India’s First Community Radio Run by Dalit Telugu Women
Justice BP Sawant, who delivered the landmark verdict that airwaves are public property, switched on Sangham Radio for broadcasting on October 15th, 2008. Until then, they were not allowed to have their own radio station even though they had built their broadcasting tower more than a decade ago
“General” Narsamma sounds like a soldier’s name. For Telangana’s Deccan Development Society, an agricultural cooperative society run entirely by the Dalit women in Zaheerabad district and their sanghams, she is no less than a soldier. Not just her, they all are soldiers.
Although she is fondly called so for being the person who takes care of all the ‘general’ things, it is also for the purpose of differentiating the three Narsammas in the cooperative. Two of them work together in Sangham Radio, India’s first community radio and another in DDS’ Community Media Centre. It is a team of Narsammas and Poolammas and Lakshmammas of this drought-stricken rural village who built this from the ground up, and still run it: with unwavering determination, clarity, and a will that cyclones and pandemics couldn’t clamp down.
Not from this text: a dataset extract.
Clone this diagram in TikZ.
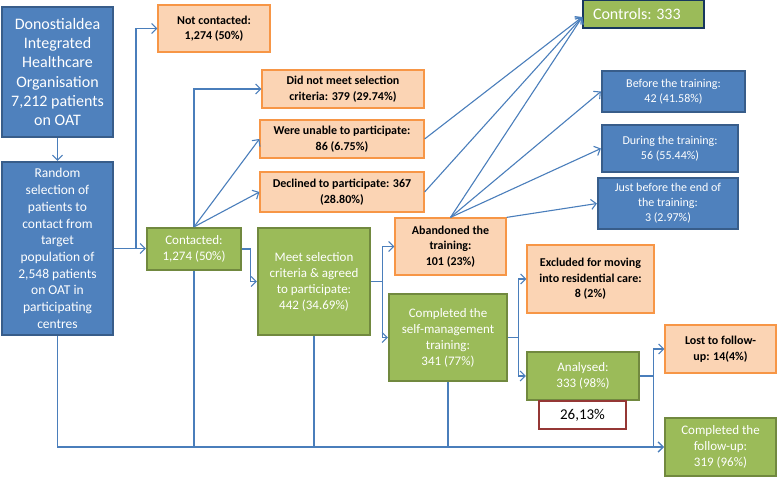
\documentclass[tikz,border=0pt]{standalone}
\usepackage{fontspec}
\setmainfont{Carlito}
\usepackage{xcolor}
\usepackage{tikz}
\usetikzlibrary{arrows.meta}

\definecolor{bluefill}{HTML}{4F81BD}
\definecolor{blueline}{HTML}{385D8A}
\definecolor{greenfill}{HTML}{9BBB59}
\definecolor{greenline}{HTML}{71893F}
\definecolor{orangefill}{HTML}{FBD4B4}
\definecolor{orangeline}{HTML}{F79646}
\definecolor{flowline}{HTML}{4A7EBB}
\definecolor{navyline}{HTML}{17375E}
\definecolor{redline}{HTML}{953735}

\begin{document}
\begin{tikzpicture}[x=1pt, y=-1pt,
    bluebox/.style={draw=blueline, line width=2.2pt, fill=bluefill, text=white, align=center, inner sep=0pt},
    greenbox/.style={draw=greenline, line width=2.2pt, fill=greenfill, text=white, align=center, inner sep=0pt, font=\fontsize{13}{16}\selectfont},
    orangebox/.style={draw=orangeline, line width=1.2pt, fill=orangefill, text=black, align=center, inner sep=0pt, font=\bfseries\fontsize{12}{15.5}\selectfont},
    flow/.style={draw=flowline, line width=1.1pt},
    arr/.style={flow, -{Straight Barb[length=5pt, width=10pt]}}]
\useasboundingbox (0,0) rectangle (780,478);

% Population
\node[bluebox, minimum width=111pt, minimum height=130pt, font=\fontsize{16}{19.3}\selectfont] (donost) at (57.5,72)
    {Donostialdea\\Integrated\\Healthcare\\Organisation\\7,212 patients\\on OAT};
\node[bluebox, minimum width=111pt, minimum height=173pt, font=\fontsize{13.5}{16.7}\selectfont] (random) at (57.5,248.5)
    {Random\\selection of\\patients to\\contact from\\target\\population of\\2,548 patients\\on OAT in\\participating\\centres};

% Contact
\node[orangebox, minimum width=112pt, minimum height=47pt] (notcont) at (214,28.5) {Not contacted:\\1,274 (50\%)};
\node[greenbox, minimum width=94pt, minimum height=42pt] (contacted) at (194,249) {Contacted:\\1,274 (50\%)};
\node[orangebox, minimum width=162pt, minimum height=38pt] (didnot) at (343,89) {Did not meet selection\\criteria: 379 (29.74\%)};
\node[orangebox, minimum width=164pt, minimum height=38pt] (unable) at (342,139) {Were unable to participate:\\86 (6.75\%)};
\node[orangebox, minimum width=164pt, minimum height=40pt] (declined) at (342,192) {Declined to participate: 367\\(28.80\%)};
\node[greenbox, minimum width=112pt, minimum height=107pt] (meet) at (314,281.5) {Meet selection\\criteria \& agreed\\to participate:\\442 (34.69\%)};

% Training
\node[orangebox, minimum width=111pt, minimum height=57pt] (abandoned) at (450.5,246.5) {Abandoned the\\training:\\101 (23\%)};
\node[greenbox, minimum width=118pt, minimum height=87pt] (completed) at (448,337.5) {Completed the\\self-management\\training:\\341 (77\%)};
\node[orangebox, minimum width=127pt, minimum height=68pt] (excluded) at (590.5,279) {Excluded for moving\\into residential care:\\8 (2\%)};
\node[greenbox, minimum width=112pt, minimum height=48pt] (analysed) at (583,376) {Analysed:\\333 (98\%)};
\node[draw=redline, line width=2.5pt, fill=white, minimum width=87pt, minimum height=28pt, inner sep=0pt, font=\fontsize{15}{18}\selectfont] (pct) at (582.5,415) {26,13\%};

% Controls and drop-outs
\node[draw=navyline, line width=1.4pt, fill=greenfill, text=white, text width=101pt, align=flush left, inner xsep=10pt, minimum height=28pt, inner ysep=0pt, font=\fontsize{16}{19}\selectfont] (controls) at (643.5,14) {Controls: 333};
\node[bluebox, minimum width=143pt, minimum height=41pt, font=\fontsize{12}{15}\selectfont] (before) at (673.5,91.5) {Before the training:\\42 (41.58\%)};
\node[bluebox, minimum width=136pt, minimum height=47pt, font=\fontsize{12}{15}\selectfont] (during) at (670,148.5) {During the training:\\56 (55.44\%)};
\node[bluebox, minimum width=140pt, minimum height=51pt, font=\fontsize{12}{15}\selectfont] (justbefore) at (668,203.5) {Just before the end of\\the training:\\3 (2.97\%)};

% Follow-up
\node[orangebox, minimum width=111pt, minimum height=48pt] (lost) at (720.5,349) {Lost to follow-\\up: 14(4\%)};
\node[greenbox, minimum width=111pt, minimum height=58pt] (compfollow) at (720.5,447) {Completed the\\follow-up:\\319 (96\%)};

% Connectors
\coordinate (split) at (136,248.5);
\draw[arr] (donost) -- (random);
\draw[arr] (random.east |- split) -- (contacted.west |- split);
\draw[arr] (split) |- (notcont.west);
\draw[arr] (contacted.north) |- (didnot.west);
\draw[arr] (contacted.north) -- (unable.west);
\draw[arr] (contacted.north) -- (declined.west);
\draw[arr] (contacted.east) -- ++(8,0) |- (meet.west);
\draw[arr] (meet.east) -- ++(11,0) |- (abandoned.west);
\draw[arr] (meet.east) -- ++(11,0) |- (completed.west);
\draw[arr] (completed.east) -- ++(10,0) |- (excluded.west);
\draw[arr] (completed.east) -- ++(10,0) |- (analysed.west);
\draw[arr] (analysed.east) -- ++(13,0) |- (lost.west);
\draw[arr] (analysed.east) -- ++(13,0) |- (compfollow.west);

% To controls and drop-outs
\draw[arr] (unable.east) -- ([yshift=-3pt]controls.west);
\draw[arr] (declined.east) -- ([yshift=-3pt]controls.west);
\draw[arr] (abandoned.north) -- ([yshift=-3pt]controls.west);
\draw[arr] (abandoned.north) -- (before.west);
\draw[arr] (abandoned.north) -- (during.west);
\draw[arr] (abandoned.north east) -- (justbefore.west);

% Bottom line
\draw[arr] (random.south) |- (compfollow.west);
\draw[flow] (contacted.south) -- (contacted.south |- compfollow.west);
\draw[flow] (meet.south) -- (meet.south |- compfollow.west);
\draw[flow] (completed.south) -- (completed.south |- compfollow.west);
\end{tikzpicture}
\end{document}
When the unprecedented COVID pandemic came, the two Narsammas stayed put at the radio station. “Covid didn't make much difference here, unless some visitor from outside came with the virus,” General Narsamma says.
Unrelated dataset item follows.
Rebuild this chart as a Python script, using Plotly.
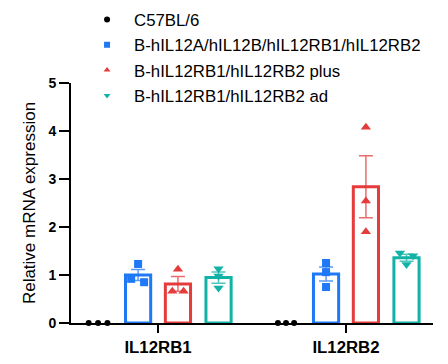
import numpy as np
import plotly.graph_objects as go

# ---- data ----
categories = ["IL12RB1", "IL12RB2"]
series_names = [
    "C57BL/6",
    "B-hIL12A/hIL12B/hIL12RB1/hIL12RB2",
    "B-hIL12RB1/hIL12RB2 plus",
    "B-hIL12RB1/hIL12RB2 ad",
]
# individual replicate values per series, per category
c57_vals = [[0.0, 0.0, 0.0], [0.0, 0.0, 0.0]]
hIL12A_vals = [[1.23, 0.92, 0.85], [1.25, 1.06, 0.75]]
plus_vals = [[1.12, 0.66, 0.66], [4.08, 2.54, 1.90]]
ad_vals = [[1.13, 0.98, 0.73], [1.46, 1.40, 1.22]]
y_ticks = [0, 1, 2, 3, 4, 5]

# ---- style ----
colors = ["#000000", "#1f78f5", "#e53b3b", "#12b3a6"]
err_colors = ["rgba(0,0,0,0.6)", "rgba(31,120,245,0.75)", "rgba(229,59,59,0.75)", "rgba(18,179,166,0.75)"]
symbols = ["circle", "square", "triangle-up", "triangle-down"]
sizes = [6, 8, 9, 9]
offsets = [-0.319, -0.106, 0.106, 0.322]
bar_width = 0.134
# horizontal spread of replicate points (per series, per category)
spread = [
    [[-0.05, 0.0, 0.05], [-0.043, 0.0, 0.043]],
    [[0.0, -0.037, 0.032], [0.0, 0.0, 0.0]],
    [[0.0, -0.03, 0.03], [0.0, 0.0, 0.0]],
    [[0.0, 0.0, 0.0], [-0.035, 0.035, 0.0]],
]

all_vals = [c57_vals, hIL12A_vals, plus_vals, ad_vals]
FONT = "Liberation Sans, Arial, sans-serif"

fig = go.Figure()

# bars with SEM error bars
for s, vals in enumerate(all_vals):
    xs, means, sems = [], [], []
    for g, v in enumerate(vals):
        arr = np.array(v)
        xs.append(g + offsets[s])
        means.append(arr.mean())
        sems.append(arr.std(ddof=1) / np.sqrt(len(arr)))
    if s == 0:
        continue
    fig.add_trace(go.Bar(
        x=xs, y=means, width=bar_width,
        marker=dict(color="rgba(255,255,255,0)", line=dict(color=colors[s], width=3)),
        error_y=dict(type="data", array=sems, visible=True, color=err_colors[s],
                     thickness=1.5, width=7),
        showlegend=False, hoverinfo="skip",
    ))

# replicate points
for s, vals in enumerate(all_vals):
    px, py = [], []
    for g, v in enumerate(vals):
        for i, val in enumerate(v):
            px.append(g + offsets[s] + spread[s][g][i])
            py.append(val)
    fig.add_trace(go.Scatter(
        x=px, y=py, mode="markers",
        marker=dict(symbol=symbols[s], size=sizes[s], color=colors[s]),
        showlegend=False, cliponaxis=False,
    ))

# legend entries
for s, name in enumerate(series_names):
    fig.add_trace(go.Scatter(
        x=[None], y=[None], mode="markers", name=name, legendgroup=name,
        marker=dict(symbol=symbols[s], size=6, color=colors[s]),
    ))

fig.update_layout(
    width=448, height=364,
    margin=dict(l=71, r=15, t=83, b=41, autoexpand=False),
    paper_bgcolor="white", plot_bgcolor="white",
    barmode="overlay",
    font=dict(family=FONT, color="#000000"),
    legend=dict(
        x=0.025, y=1.3375, xanchor="left", yanchor="top",
        font=dict(size=16.8, family=FONT),
        itemwidth=44, tracegroupgap=0.5, bgcolor="rgba(0,0,0,0)",
    ),
    xaxis=dict(
        range=[-0.463, 1.463], tickmode="array", tickvals=[0, 1], ticktext=categories,
        showline=True, linecolor="black", linewidth=2,
        ticks="outside", ticklen=8, tickwidth=2, tickcolor="black",
        tickfont=dict(size=16.8, family=FONT, weight="bold"),
        showgrid=False, zeroline=False,
    ),
    yaxis=dict(
        range=[0, 5], tickmode="array", tickvals=y_ticks,
        showline=True, linecolor="black", linewidth=2,
        ticks="outside", ticklen=10, tickwidth=2, tickcolor="black",
        tickfont=dict(size=14, family=FONT, weight="bold"),
        title=dict(text="Relative mRNA expression", font=dict(size=17, family=FONT), standoff=8),
        showgrid=False, zeroline=False,
    ),
)

fig.write_html("out.html", config={"displayModeBar": False},
               post_script="document.body.style.margin='0';")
They did however convey to their villagers about the dangers of coronavirus, and how to prevent it. The sangham radio has been talking about the villagers' health and life since the time of inception, even when they were narrowcasting. Narsamma would go to where her subjects are, record their audios, take the edited audios village to village and narrowcast them to the audience.
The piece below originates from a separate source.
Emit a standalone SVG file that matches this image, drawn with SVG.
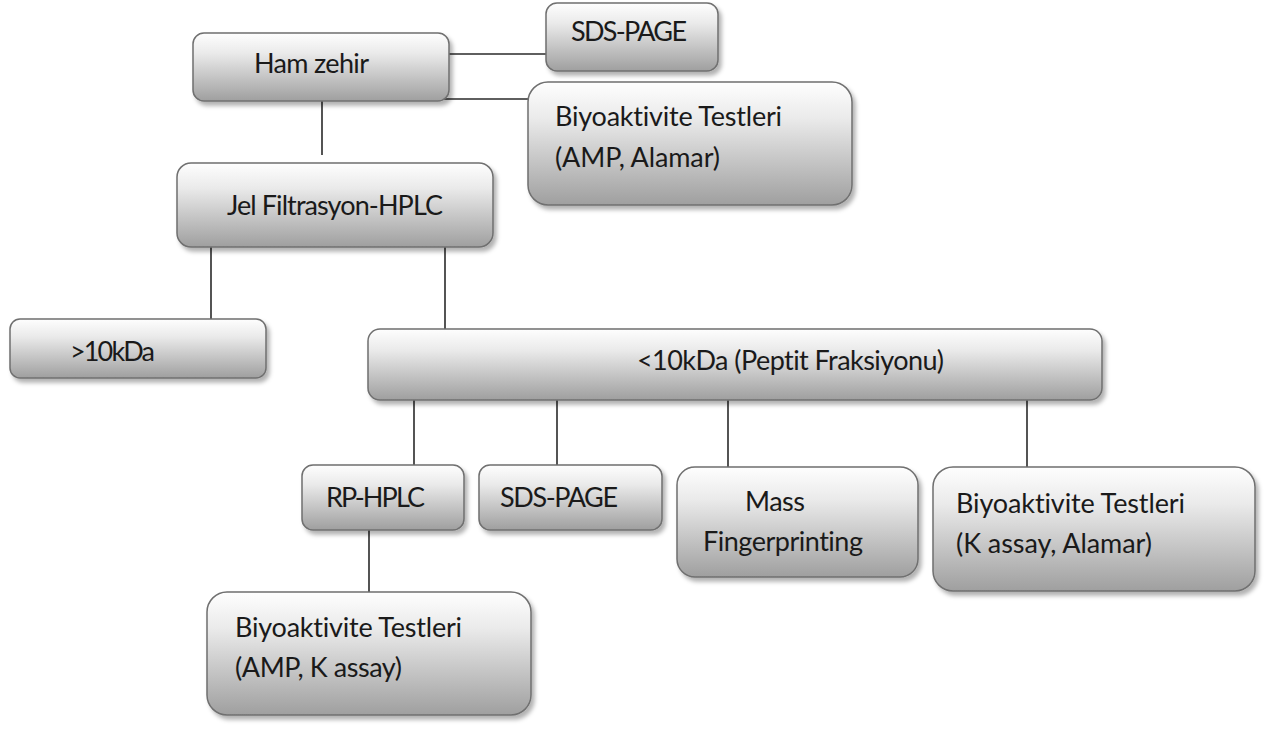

In 2008, Justice BP Sawant, who delivered the landmark verdict that airwaves are public property, switched on Sangham Radio for broadcasting on October 15th, 2008. Until then, they were not allowed to have their own radio station even though they had built their broadcasting tower more than a decade ago.
When they started the radio, they gave loans to the sanghams in each village to buy radios. When it was running on the UNESCO transmission, it used to be broadcast up to 80-90 kilometers.
“Although the broadcast was only in the evening, we used to call from morning itself, getting requests and complaints about which songs to play. Sometimes villagers will call and ask us to announce that their cow has gone missing, and if somebody has seen the cow, they would also call and inform,” Algole Narsamma laughs.
While sticking to the principles of what and why, Sangham Radio has however come a long way in how they have been telling their stories. From the narrowcasting days, then to the prosperity of over 1.5 lakh listeners every day, they now stand at the crossroads of a cultural shift where Youtube and Whatsapp have taken over rural communication. Sangham Radio updated too: Anyone who wants to listen can tune into their Youtube channel at 7.30 in the evening every day.
In a DDS short film called “A Radio of Their Own”, General Narsamma, the young girl she was in year wearing a skirt and top, sits on one of the bars on the metal tower. Unfazed by the camera focusing on her face, she asks the world, “Why, only big people are allowed to run radio stations or what? Small people like us do not have the right to do that? Why?”
28 years later, now a strong built woman with smile lines and heavy tan on her face, Narsamma’s voice has however not changed. “We are clear about what we want to broadcast. No film songs. No political propaganda. This is the community media for the community, and it shall stay so,” she says.